Nov 16, 2007. 10:03 AMKiteman says:
I've had a sudden thought - would a seismograph affair work, detecting vibrations in the bed as a whole?
Nov 16, 2007. 10:39 AMKiteman says:
Not a clue. Does this help:

http://www.silicondesigns.com/1010.html

?
Nov 14, 2007. 3:46 PMKiteman says:
I'm not sure a microphone in the bed would work - it would pick up all your other bodily movements and functions as well. When I have my blood-pressure checked, the nurse or doctor put their stethoscope over the blood vessels in my arm to listen to the flow - maybe strap a small microphone over a convenient point on the body and graph it's output (maybe even just using something like Audacity to record it).
Nov 15, 2007. 3:32 PMGoodhart says:
Would something like this Ultra thin condenser mic be useful? Taped over the left side of the chest or, placed "on" one's chest if the sleeper sleeps on their back, it would do an excellent job of picking up "heart beats".

This is, of course, if you wish to monitor the "sound" of the heart. Trying to record a homestyled EKG might be a bit more difficult (not to mention risky).
Nov 15, 2007. 3:55 AMKiteman says:
Got you. Maybe a sensitive mike suspended over the bed will do the job (no extra bed-frame noises), but it would be a heck of a job to separate other night-time sounds from the breathing, belching, moving etc.
Nov 14, 2007. 4:05 PMNachoMahma says:
. I've seen some type of optical sensor that is clipped/taped to a finger to get BPM. My friend was wearing one in the hospital when he got his pacemaker. Taped up too well to really tell how it worked, but it looked like a visible light LED on one side, shining thru his finger to a detector on the other side.
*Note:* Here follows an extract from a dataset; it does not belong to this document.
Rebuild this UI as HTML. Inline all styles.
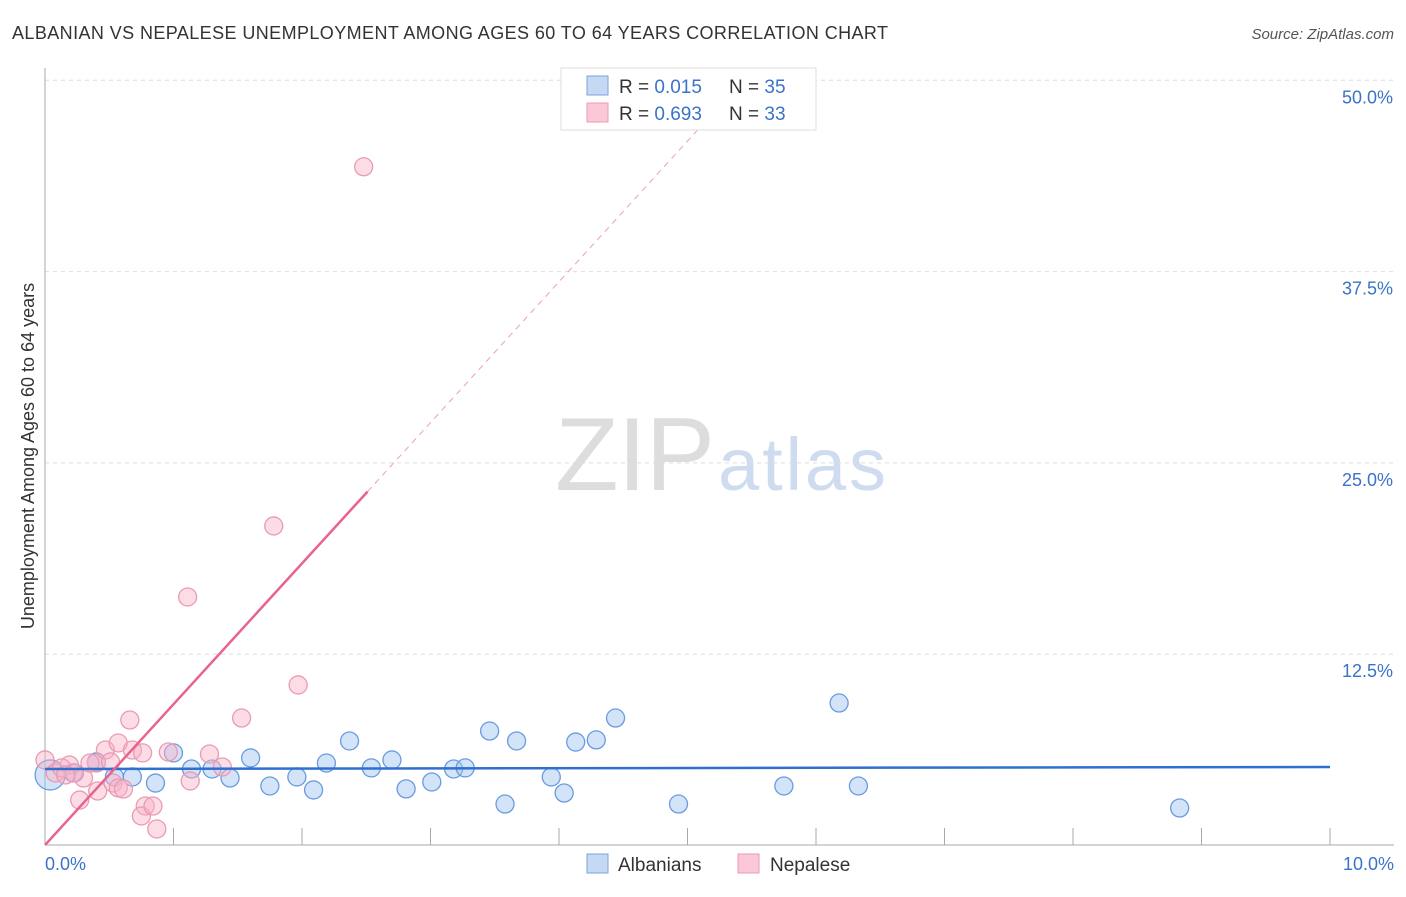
<!DOCTYPE html>
<html><head><meta charset="utf-8"><style>
body{margin:0;background:#fff;font-family:"Liberation Sans",sans-serif}
svg text{font-family:"Liberation Sans",sans-serif}
</style></head><body>
<svg id="chart" width="1406" height="892">
<text x="12" y="39" font-size="18" fill="#333" textLength="876">ALBANIAN VS NEPALESE UNEMPLOYMENT AMONG AGES 60 TO 64 YEARS CORRELATION CHART</text>
<text x="1394" y="39" font-size="15" fill="#555" font-style="italic" text-anchor="end">Source: ZipAtlas.com</text>
<g>
<text x="555" y="490" font-size="104" fill="#ddd" font-family="Liberation Serif" textLength="160">ZIP</text>
<text x="718" y="490" font-size="74" fill="#cfdcf0" textLength="168">atlas</text></g>
<g id="grid"></g><g id="axes"></g><g id="marks"></g>
<text transform="translate(34,456) rotate(-90)" font-size="18" fill="#333" text-anchor="middle">Unemployment Among Ages 60 to 64 years</text>
<text x="45" y="870" font-size="18" fill="#3b73c8">0.0%</text>
<text x="1394" y="870" font-size="18" fill="#3b73c8" text-anchor="end">10.0%</text>
<g>
<rect x="561" y="68" width="255" height="62" fill="#fff" stroke="#ddd"/>
<rect x="587" y="76" width="21" height="19" fill="#c5d9f5" stroke="#7aa3dd"/>
<rect x="587" y="103" width="21" height="19" fill="#fac8d7" stroke="#eb9ab3"/>
<text x="619" y="93" font-size="19" fill="#333">R = <tspan fill="#3b73c8">0.015</tspan><tspan x="729">N = </tspan><tspan fill="#3b73c8">35</tspan></text>
<text x="619" y="120" font-size="19" fill="#333">R = <tspan fill="#3b73c8">0.693</tspan><tspan x="729">N = </tspan><tspan fill="#3b73c8">33</tspan></text></g>
<g>
<rect x="587" y="854" width="21" height="19" fill="#c5d9f5" stroke="#7aa3dd"/>
<text x="618" y="871" font-size="19" fill="#333">Albanians</text>
<rect x="738" y="854" width="21" height="19" fill="#fac8d7" stroke="#eb9ab3"/>
<text x="770" y="871" font-size="19" fill="#333">Nepalese</text></g>
</svg>
<script>
const yTicks=[12.5,25,37.5,50];
const yTickLabels=["12.5%","25.0%","37.5%","50.0%"];
const albX=[0.04,0.22,0.40,0.54,0.68,0.86,1.00,1.14,1.30,1.44,1.60,1.75,1.96,2.09,2.19,2.37,2.54,2.70,2.81,3.01,3.18,3.27,3.46,3.58,3.67,3.94,4.04,4.13,4.29,4.44,4.93,5.75,6.18,6.33,8.83];
const albY=[4.61,4.74,5.46,4.48,4.48,4.08,6.05,5.00,5.00,4.41,5.72,3.89,4.48,3.63,5.39,6.83,5.07,5.59,3.70,4.15,5.00,5.07,7.48,2.71,6.83,4.48,3.43,6.76,6.90,8.33,2.71,3.89,9.31,3.89,2.45];
const nepX=[0.00,0.08,0.19,0.13,0.27,0.30,0.41,0.40,0.47,0.53,0.57,0.61,0.57,0.66,0.68,0.76,0.78,0.75,0.84,0.87,0.96,1.11,1.13,1.28,1.38,1.53,1.78,1.97,2.48,0.51,0.35,0.23,0.16];
const nepY=[5.59,4.74,5.26,5.07,2.97,4.41,3.56,5.39,6.24,4.08,3.76,3.69,6.70,8.20,6.24,6.05,2.58,1.93,2.58,1.08,6.11,16.24,4.22,5.98,5.13,8.33,20.88,10.49,44.35,5.46,5.39,4.74,4.61];
const albTrend=[5.0,5.13];
const nepTrend=[0.03,9.2];
const NS="http://www.w3.org/2000/svg";
const X=v=>45+v*128.5, Y=v=>845.5-v*15.304;
function mk(p,t,a){const e=document.createElementNS(NS,t);for(const k in a)e.setAttribute(k,a[k]);p.appendChild(e);return e;}
const grid=document.getElementById('grid'),axes=document.getElementById('axes'),marks=document.getElementById('marks');
yTicks.forEach((t,i)=>{
 const l=mk(grid,'line',{x1:45,x2:1394,y1:Y(t),y2:Y(t),stroke:'#ddd','stroke-dasharray':'4,4'});
 
 
 const tx=mk(grid,'text',{x:1393,y:Y(t)+23,'font-size':18,fill:'#3b73c8','text-anchor':'end'});
 tx.textContent=yTickLabels[i];
 
 
});
const ya=mk(axes,'line',{x1:45,x2:45,y1:68,y2:845,stroke:'#aaa'});


const xa=mk(axes,'line',{x1:45,x2:1394,y1:845,y2:845,stroke:'#aaa'});


for(let i=1;i<=10;i++){
 const t=mk(axes,'line',{x1:X(i),x2:X(i),y1:828,y2:845,stroke:'#aaa'});
 
 
}
albX.forEach((x,i)=>{
 const c=mk(marks,'circle',{cx:X(x),cy:Y(albY[i]),r:i==0?15:9,fill:'rgba(160,195,240,0.45)',stroke:'#6a9be0','stroke-width':1.3});
 
 
});
nepX.forEach((x,i)=>{
 const c=mk(marks,'circle',{cx:X(x),cy:Y(nepY[i]),r:9,fill:'rgba(248,180,200,0.45)',stroke:'#eb9ab3','stroke-width':1.3});
 
 
});
const bl=mk(marks,'line',{x1:X(0),x2:X(10),y1:Y(albTrend[0]),y2:Y(albTrend[1]),stroke:'#2f6fd0','stroke-width':2.5});


const pe=2.51;
const pl=mk(marks,'line',{x1:X(0),x2:X(pe),y1:Y(nepTrend[0]),y2:Y(nepTrend[0]+nepTrend[1]*pe),stroke:'#e8638e','stroke-width':2.5});


const xe=(50-nepTrend[0])/nepTrend[1];
const pd=mk(marks,'line',{x1:X(pe),x2:X(xe),y1:Y(nepTrend[0]+nepTrend[1]*pe),y2:Y(50),stroke:'#eba0b8','stroke-width':1,'stroke-dasharray':'6,5'});


</script>
</body></html>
Nov 15, 2007. 3:14 PMGoodhart says:
Yeah, they call that a Pulse-ox for the two measurements being made, pulse, and oxygen level in the blood.
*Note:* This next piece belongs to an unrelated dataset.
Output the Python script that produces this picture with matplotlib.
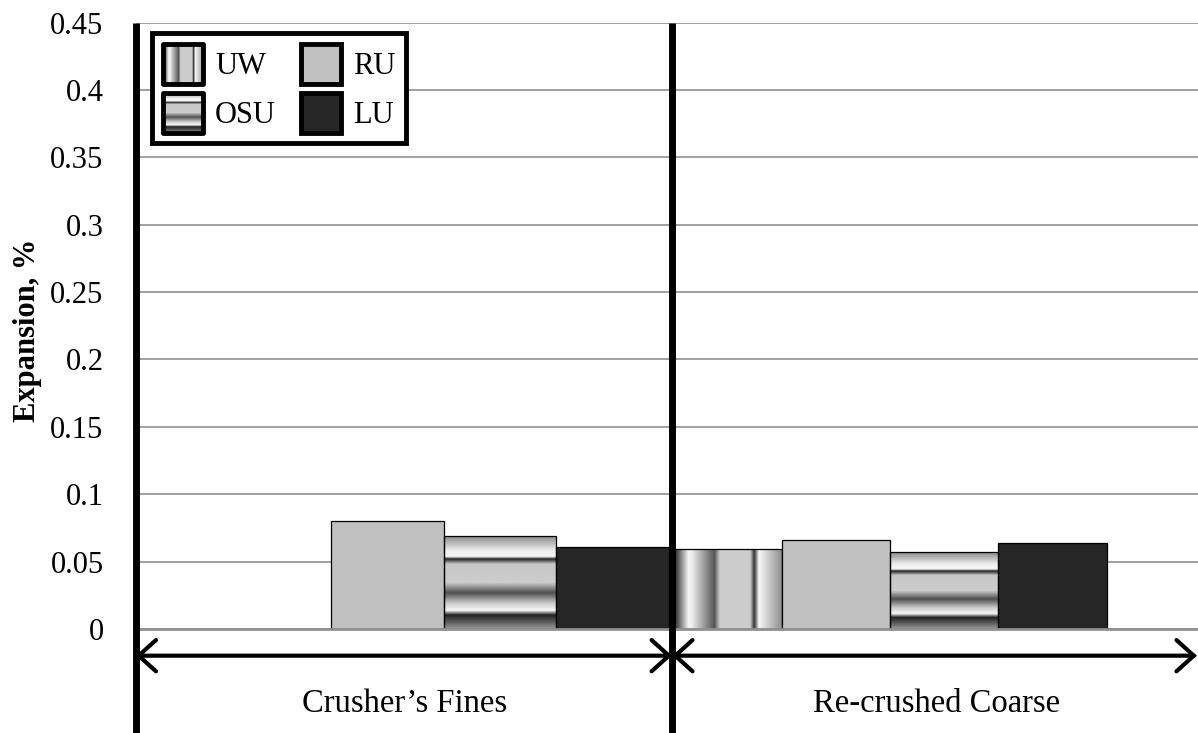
import numpy as np
import matplotlib
matplotlib.use("Agg")
import matplotlib.pyplot as plt
from matplotlib.patches import Rectangle
from matplotlib.legend_handler import HandlerBase
from matplotlib.image import BboxImage
from matplotlib.transforms import Bbox, TransformedBbox
from matplotlib.colors import Normalize

# ---------------- data ----------------
categories = ["Crusher\u2019s Fines", "Re-crushed Coarse"]
series_names = ["UW", "RU", "OSU", "LU"]
uw_values = [np.nan, 0.059]
ru_values = [0.080, 0.066]
osu_values = [0.069, 0.057]
lu_values = [0.061, 0.064]
ytick_values = [0, 0.05, 0.1, 0.15, 0.2, 0.25, 0.3, 0.35, 0.4, 0.45]
ytick_labels = ["0", "0.05", "0.1", "0.15", "0.2", "0.25", "0.3", "0.35", "0.4", "0.45"]

# ---------------- style ----------------
plt.rcParams['font.family'] = ['Liberation Serif', 'DejaVu Serif']
FS = 22
CAT_FS = 23.5
RU_COLOR = "#c0c0c0"
LU_COLOR = "#262626"
GRID_COLOR = "#a0a0a0"

# metallic gradient profiles (position, gray level)
uw_stops = [(0.0, 0.42), (0.03, 0.25), (0.14, 0.96), (0.17, 0.94), (0.31, 0.54),
            (0.38, 0.33), (0.43, 0.80), (0.71, 0.80), (0.747, 0.20), (0.79, 0.97), (1.0, 0.56)]
osu_stops = [(0.0, 0.54), (0.16, 0.94), (0.22, 0.96), (0.245, 0.13), (0.30, 0.78),
             (0.50, 0.80), (0.61, 0.31), (0.72, 0.78), (0.80, 0.97), (0.85, 0.13), (1.0, 0.60)]


def profile(stops, n=256):
    p = np.array([s[0] for s in stops])
    v = np.array([s[1] for s in stops])
    return np.interp(np.linspace(0, 1, n), p, v)


uw_img = profile(uw_stops)[np.newaxis, :]      # varies left->right
osu_img = profile(osu_stops)[:, np.newaxis]    # varies top->bottom

fig = plt.figure(figsize=(11.98, 7.33), dpi=100)
ax = fig.add_axes([135.5 / 1198, (733 - 629) / 733, 1 - 135.5 / 1198, (629 - 22.5) / 733])

# bar layout (positions only)
group_left = [0.156, 1.0118]
group_width = [0.212, 0.2042]
series_values = [uw_values, ru_values, osu_values, lu_values]
series_fill = ["uw", RU_COLOR, "osu", LU_COLOR]

for g in range(len(categories)):
    for s, vals in enumerate(series_values):
        v = vals[g]
        if np.isnan(v):
            continue
        x0 = group_left[g] + s * group_width[g]
        w = group_width[g]
        fill = series_fill[s]
        if fill in ("uw", "osu"):
            img = uw_img if fill == "uw" else osu_img
            ax.imshow(img, extent=(x0, x0 + w, 0, v), aspect='auto', cmap='gray',
                      norm=Normalize(0, 1), interpolation='bilinear', zorder=2, origin='upper')
            ax.bar(x0, v, width=w, align='edge', facecolor='none', edgecolor='black', lw=0.9, zorder=3)
        else:
            ax.bar(x0, v, width=w, align='edge', facecolor=fill, edgecolor='black', lw=0.9, zorder=3)

ax.set_xlim(0, 2)
ax.set_ylim(0, 0.45)
ax.set_yticks(ytick_values)
ax.set_yticklabels(ytick_labels, fontsize=FS)
ax.tick_params(axis='y', length=0, pad=23)
ax.set_xticks([0.507, 1.508])
ax.set_xticklabels(categories, fontsize=CAT_FS)
ax.tick_params(axis='x', length=0, pad=43)

ax.yaxis.grid(True, color=GRID_COLOR, lw=1.4)
ax.set_axisbelow(True)
for sp in ['top', 'right', 'left']:
    ax.spines[sp].set_visible(False)
ax.spines['bottom'].set_color("#909090")
ax.spines['bottom'].set_linewidth(2.0)
ax.spines['bottom'].set_zorder(4)

ax.set_ylabel("Expansion, %", fontsize=FS, fontweight='bold', va='center', ha='center')
ax.yaxis.set_label_coords(-0.102, 0.492)

# thick vertical lines (left axis and group divider) extending below the axis
trans = ax.get_xaxis_transform()
divider_x = 1.01
for xv in [0.0, divider_x]:
    ax.plot([xv, xv], [-0.3, 1.0], transform=trans, color='black', lw=5, clip_on=False,
            zorder=5, solid_capstyle='butt')

# double-headed arrows under each category
arrow_y = -0.044
arrow_style = "<->,head_length=0.5,head_width=0.45"
for xa, xb in [(0.0, divider_x), (divider_x, 1.998)]:
    ax.annotate("", xy=(xb, arrow_y), xytext=(xa, arrow_y), xycoords=trans, textcoords=trans,
                arrowprops=dict(arrowstyle=arrow_style, lw=3, color='black', shrinkA=0, shrinkB=0,
                                mutation_scale=25, joinstyle='miter'),
                annotation_clip=False)


# ---------------- legend ----------------
class GradientHandler(HandlerBase):
    def __init__(self, arr):
        super().__init__()
        self.arr = arr

    def create_artists(self, legend, orig_handle, xdescent, ydescent, width, height, fontsize, trans):
        bb = TransformedBbox(Bbox.from_bounds(-xdescent, -ydescent, width, height), trans)
        im = BboxImage(bb, cmap='gray', norm=Normalize(0, 1), interpolation='bilinear')
        im.set_data(self.arr)
        rect = Rectangle((-xdescent, -ydescent), width, height, facecolor='none',
                         edgecolor='black', lw=3.5, transform=trans, joinstyle='round')
        return [im, rect]


h_uw = Rectangle((0, 0), 1, 1, facecolor='none')
h_osu = Rectangle((0, 0), 1, 1, facecolor='none')
h_ru = Rectangle((0, 0), 1, 1, facecolor=RU_COLOR, edgecolor='black', lw=3.5, joinstyle='round')
h_lu = Rectangle((0, 0), 1, 1, facecolor=LU_COLOR, edgecolor='black', lw=3.5, joinstyle='round')

leg = ax.legend([h_uw, h_osu, h_ru, h_lu], ["UW", "OSU", "RU", "LU"], ncol=2,
                loc='upper left', bbox_to_anchor=(0.0155, 0.983), borderaxespad=0,
                fontsize=FS, handlelength=1.31, handleheight=1.64, handletextpad=0.4,
                columnspacing=0.82, labelspacing=0.3, borderpad=0.35, fancybox=False,
                edgecolor='black', framealpha=1,
                handler_map={h_uw: GradientHandler(uw_img), h_osu: GradientHandler(osu_img)})
leg.get_frame().set_linewidth(3.5)
leg.set_zorder(6)

fig.savefig("out.png", dpi=100)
Nov 14, 2007. 4:11 PMKiteman says:
They are doppler units. The red light is shone into the finger and reflects off the flowing blood - the movement of the blood shifts the frequency of the light. That change is directly related to the speed of the blood. The pulse changes the speed of the blood, so the display just shows when the speed is changing.
Dec 17, 2010. 5:46 AMForestgal says:
Regarding the pulse-ox device, the light measures how much hemoglobin is hooked up with the red blood cells. That is called the oxygen saturation.